The problem:
Reproduce each line that includes the word "chart".

Information shown:
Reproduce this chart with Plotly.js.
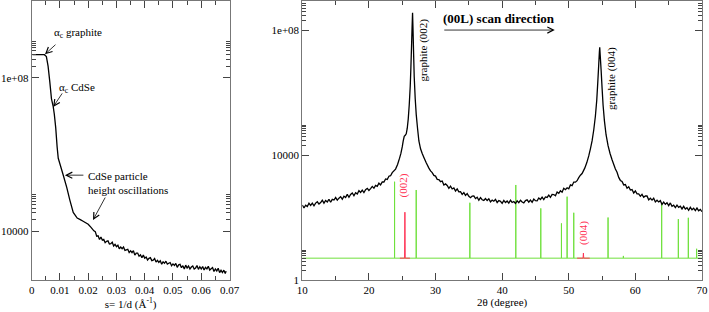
<!DOCTYPE html>
<html><head><meta charset="utf-8">
<script src="https://cdn.plot.ly/plotly-3.0.1.min.js"></script>
<style>html,body{margin:0;padding:0;background:#fff}#chart{width:709px;height:312px}</style>
</head><body><div id="chart"></div>
<script>
// ---- Left panel: reflectivity vs s = 1/d ----
const leftS = [0.0003,0.002,0.0045,0.0052,0.0058,0.0064,0.0070,0.0076,0.0080,0.0085,0.0090,0.0094,0.0100,0.0112,0.0124,0.0135,0.0147,0.0161,0.0172,0.0182,0.0200,0.0210,0.0220,
 0.0225,0.0230,0.0235,0.0240,0.0245,0.0250,0.0255,0.0260,0.0265,0.0270,0.0275,0.0280,0.0285,0.0290,0.0295,0.0300,0.0305,0.0310,0.0315,0.0320,0.0325,0.0330,0.0335,0.0340,0.0345,0.0350,0.0355,0.0360,0.0365,0.0370,
 0.0375,0.0380,0.0385,0.0390,0.0395,0.0400,0.0405,0.0410,0.0415,0.0420,0.0425,0.0430,0.0435,0.0440,0.0445,0.0450,0.0455,0.0460,0.0465,0.0470,0.0475,0.0480,0.0485,0.0490,0.0495,0.0500,0.0505,0.0510,0.0515,0.0520,
 0.0525,0.0530,0.0535,0.0540,0.0545,0.0550,0.0555,0.0560,0.0565,0.0570,0.0575,0.0580,0.0585,0.0590,0.0595,0.0600,0.0605,0.0610,0.0615,0.0620,0.0625,0.0630,0.0635,0.0640,0.0645,0.0650,0.0655,0.0660,0.0665,0.0670,0.0675,0.0680,0.0685,0.0688];
const leftI = [4.0e8,4.0e8,3.98e8,3.55e8,2.0e8,7.94e7,2.82e7,1.78e7,1.12e7,5.0e6,1.58e6,7.94e5,5.62e5,2.82e5,1.38e5,6.46e4,3.09e4,2.19e4,2.0e4,1.82e4,1.51e4,1.26e4,1.02e4,
 9720,7380,7590,6080,7020,5850,6100,5000,5420,5590,4650,4740,5140,4110,4540,3960,4310,3470,3870,3480,3860,3150,3270,3380,2760,3060,2760,3090,2370,2690,
 2680,2230,2410,2020,2370,1980,2110,1770,1950,2030,1710,1760,1930,1560,1740,1540,1700,1380,1580,1450,1650,1380,1460,1520,1260,1400,1280,1440,1140,1320,
 1360,1120,1260,1030,1300,1100,1230,1030,1160,1240,1030,1100,1270,1010,1180,1030,1200,970,1140,1040,1210,970,1050,1120,890,1040,920,1080,830,955,835,960,790,910];

// ---- Right panel: 2theta scan ----
const theta = [10,10.25,10.5,10.75,11,11.25,11.5,11.75,12,12.25,12.5,12.75,13,13.25,13.5,13.75,14,14.25,14.5,14.75,15,15.25,15.5,15.75,16,16.25,16.5,16.75,17,17.25,17.5,17.75,18,18.25,18.5,18.75,19,19.25,19.5,19.75,20,20.25,20.5,20.75,21,21.25,21.5,21.75,22,22.25,22.5,22.75,23,23.25,23.5,
 24,24.3,24.6,24.8,25.0,25.15,25.3,25.45,25.6,25.75,25.9,26.05,26.2,26.3,26.4,26.48,26.55,26.62,26.7,26.8,26.95,27.1,27.3,27.5,27.75,28.0,28.3,28.6,29.0,
 29.25,29.5,29.75,30,30.25,30.5,30.75,31,31.25,31.5,31.75,32,32.25,32.5,32.75,33,33.25,33.5,33.75,34,34.25,34.5,34.75,35,35.25,35.5,35.75,36,36.25,36.5,36.75,37,
 37.25,37.5,37.75,38,38.25,38.5,38.75,39,39.25,39.5,39.75,40,40.25,40.5,40.75,41,41.25,41.5,41.75,42,42.25,42.5,42.75,43,43.25,43.5,43.75,44,44.25,44.5,44.75,45,
 45.25,45.5,45.75,46,46.25,46.5,46.75,47,47.25,47.5,47.75,48,48.25,48.5,48.75,49,49.25,49.5,49.75,50,50.25,50.5,50.75,51,51.25,51.5,51.75,52,
 52.4,52.7,53.0,53.25,53.5,53.75,54.0,54.2,54.35,54.5,54.6,54.65,54.72,54.85,55.0,55.15,55.35,55.6,55.9,56.2,56.5,57.0,57.25,
 57.5,57.75,58,58.25,58.5,58.75,59,59.25,59.5,59.75,60,60.25,60.5,60.75,61,61.25,61.5,61.75,62,62.25,62.5,62.75,63,63.25,63.5,63.75,64,64.25,64.5,64.75,65,65.25,65.5,65.75,66,66.25,66.5,66.75,67,67.25,67.5,67.75,68,68.25,68.5,68.75,69,69.25,69.5,69.75,70];
const intensity = [251,202,249,224,286,245,287,238,290,319,269,301,357,288,351,315,385,307,382,363,436,360,416,462,385,484,440,548,446,548,608,498,618,564,727,632,747,626,773,858,732,839,990,865,1060,995,1254,1107,1371,1368,1712,1655,2095,2176,2735,
 3548,5012,7943,11220,18200,28180,39810,42660,47860,70800,141250,398100,1.585e6,6.31e6,3.16e7,1.26e8,3.55e8,1.0e8,2.0e7,3.16e6,6.3e5,2.0e5,70800,28180,15850,11220,7943,5623,3800,
 3100,2735,2221,2115,1671,1648,1402,1476,1094,1189,1057,860,1015,819,880,706,828,664,673,549,629,512,581,475,431,485,492,402,444,358,434,370,
 350,405,349,398,316,361,333,380,302,351,330,285,352,301,338,288,357,303,325,281,341,298,358,314,294,348,369,312,361,305,387,345,
 342,420,378,452,376,454,438,524,441,544,542,495,656,593,715,644,858,780,897,830,1105,1043,1360,1356,1507,1893,2254,2551,
 3800,5623,9333,15850,28180,63100,177800,562300,2.0e6,7.94e6,2.0e7,2.8e7,1.58e7,5.6e6,1.41e6,398000,125900,44670,19950,11220,7080,3548,2800,
 1918,1537,1416,1106,1131,869,967,756,785,609,707,572,573,478,551,445,489,489,367,414,361,415,316,356,314,347,263,310,265,296,239,293,228,247,208,249,212,229,188,228,186,207,170,212,177,199,166,201,165,181,153];

// reference pattern sticks (green) and CdSe (00L) peaks (red)
const stickBase = 5;
const stickPos = [23.85,27.1,35.15,42.05,45.8,48.9,49.75,50.75,55.9,58.2,63.95,66.45,67.95,69.2];
const stickTop = [1400,760,297,1100,196,65,465,142,100,5.9,297,89,98,10];
const redPos = [25.4,52.2];
const redTop = [148,7.3];
const redHalfBase = [0.75,0.95];

// build traces from data
const gx=[10], gy=[stickBase];
stickPos.forEach((p,i)=>{gx.push(p,p,p); gy.push(stickBase,stickTop[i],stickBase);});
gx.push(70); gy.push(stickBase);
const rx=[], ry=[];
redPos.forEach((p,i)=>{
  rx.push(p-redHalfBase[i],p-0.05,p,p+0.05,p+redHalfBase[i],null);
  ry.push(stickBase,stickBase,redTop[i],stickBase,stickBase,null);
});

function minorVals(decs){const v=[];decs.forEach(d=>{for(let n=2;n<=9;n++)v.push(n*Math.pow(10,d));});return v;}

const FAM = 'Liberation Serif';
const F = (extra)=>Object.assign({family:FAM, size:11, color:'#000'}, extra||{});
const axBase = ()=>({showline:true, linecolor:'#777', linewidth:1, mirror:'allticks', ticks:'inside', ticklen:7, tickcolor:'#444', tickwidth:1, showgrid:false, zeroline:false, tickfont:F()});
const arrowStyle = ()=>({text:'', showarrow:true, arrowhead:5, arrowsize:1.5, arrowwidth:0.8, arrowcolor:'#000', standoff:0});

const traces = [
  {x:leftS, y:leftI, xaxis:'x', yaxis:'y', mode:'lines', line:{color:'#000', width:1.3, simplify:false}, hoverinfo:'skip'},
  {x:gx, y:gy, xaxis:'x2', yaxis:'y2', mode:'lines', line:{color:'#6fe03c', width:1}, hoverinfo:'skip'},
  {x:rx, y:ry, xaxis:'x2', yaxis:'y2', mode:'lines', line:{color:'#ff3355', width:1}, connectgaps:false, hoverinfo:'skip'},
  {x:theta, y:intensity, xaxis:'x2', yaxis:'y2', mode:'lines', line:{color:'#000', width:1.3, simplify:false}, hoverinfo:'skip'}
];

const txt = (x,y,text,extra)=>Object.assign({xref:'paper', yref:'paper', x:x, y:y, xanchor:'center', yanchor:'middle', text:text, showarrow:false, font:F()}, extra||{});
const layout = {
  width:709, height:312, margin:{l:0,r:0,t:1,b:32}, showlegend:false,
  paper_bgcolor:'#fff', plot_bgcolor:'#fff', font:F(),
  xaxis: Object.assign(axBase(), {domain:[0.0447,0.3237], range:[0,0.07], dtick:0.01, tick0:0,
     minor:{dtick:0.005, tick0:0, ticks:'inside', ticklen:4, tickcolor:'#444'},
     title:{text:'s= 1/d (Å<sup>-1</sup>)', font:F(), standoff:0}}),
  yaxis: Object.assign(axBase(), {type:'log', range:[2.727,10], tickmode:'array', tickvals:[1e4,1e8], ticktext:['10000','1e+08'],
     minor:{tickmode:'array', tickvals:minorVals([4,8]), ticks:'inside', ticklen:4, tickcolor:'#444'}}),
  xaxis2: Object.assign(axBase(), {anchor:'y2', domain:[0.4264,0.9901], range:[10,70], dtick:10, tick0:0,
     minor:{dtick:5, tick0:0, ticks:'inside', ticklen:4, tickcolor:'#444'},
     title:{text:'2θ (degree)', font:F(), standoff:2}}),
  yaxis2: Object.assign(axBase(), {anchor:'x2', type:'log', range:[0,8.93], tickmode:'array', tickvals:[1,1e4,1e8], ticktext:['1','10000','1e+08'],
     minor:{tickmode:'array', tickvals:minorVals([0,4,8]), ticks:'inside', ticklen:4, tickcolor:'#444'}}),
  annotations:[
    txt(0.0733,0.885,'α<sub>c</sub> graphite',{xanchor:'left'}),
    txt(0.0804,0.688,'α<sub>c</sub> CdSe',{xanchor:'left'}),
    txt(0.122,0.349,'CdSe particle<br>height oscillations',{xanchor:'left', align:'left'}),
    Object.assign({xref:'x', yref:'y', x:0.0047, y:8.61, ax:12, ay:-11}, arrowStyle()),
    Object.assign({xref:'x', yref:'y', x:0.0076, y:7.24, ax:10, ay:-15}, arrowStyle()),
    Object.assign({xref:'x', yref:'y', x:0.01175, y:5.46, ax:20, ay:0}, arrowStyle()),
    Object.assign({xref:'x', yref:'y', x:0.0217, y:4.29, ax:13, ay:-24}, arrowStyle()),
    txt(0.5973,0.824,'graphite (002)',{textangle:-90}),
    txt(0.8625,0.722,'graphite (004)',{textangle:-90}),
    txt(0.5691,0.3405,'(002)',{textangle:-90, font:F({color:'#ff3355'})}),
    txt(0.823,0.1667,'(004)',{textangle:-90, font:F({color:'#ff3355'})}),
    txt(0.7038,0.939,'<b>(00L) scan direction</b>',{font:F({size:13})}),
    Object.assign({xref:'x2', yref:'y2', x:47.9, y:8.0, ax:-112, ay:0}, arrowStyle())
  ]
};
Plotly.newPlot('chart', traces, layout, {staticPlot:true, displayModeBar:false});
</script></body></html>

Answer to this exercise:
Reproduce this chart with Plotly.js.
<style>html,body{margin:0;padding:0;background:#fff}#chart{width:709px;height:312px}</style>
</head><body><div id="chart"></div>
Plotly.newPlot('chart', traces, layout, {staticPlot:true, displayModeBar:false});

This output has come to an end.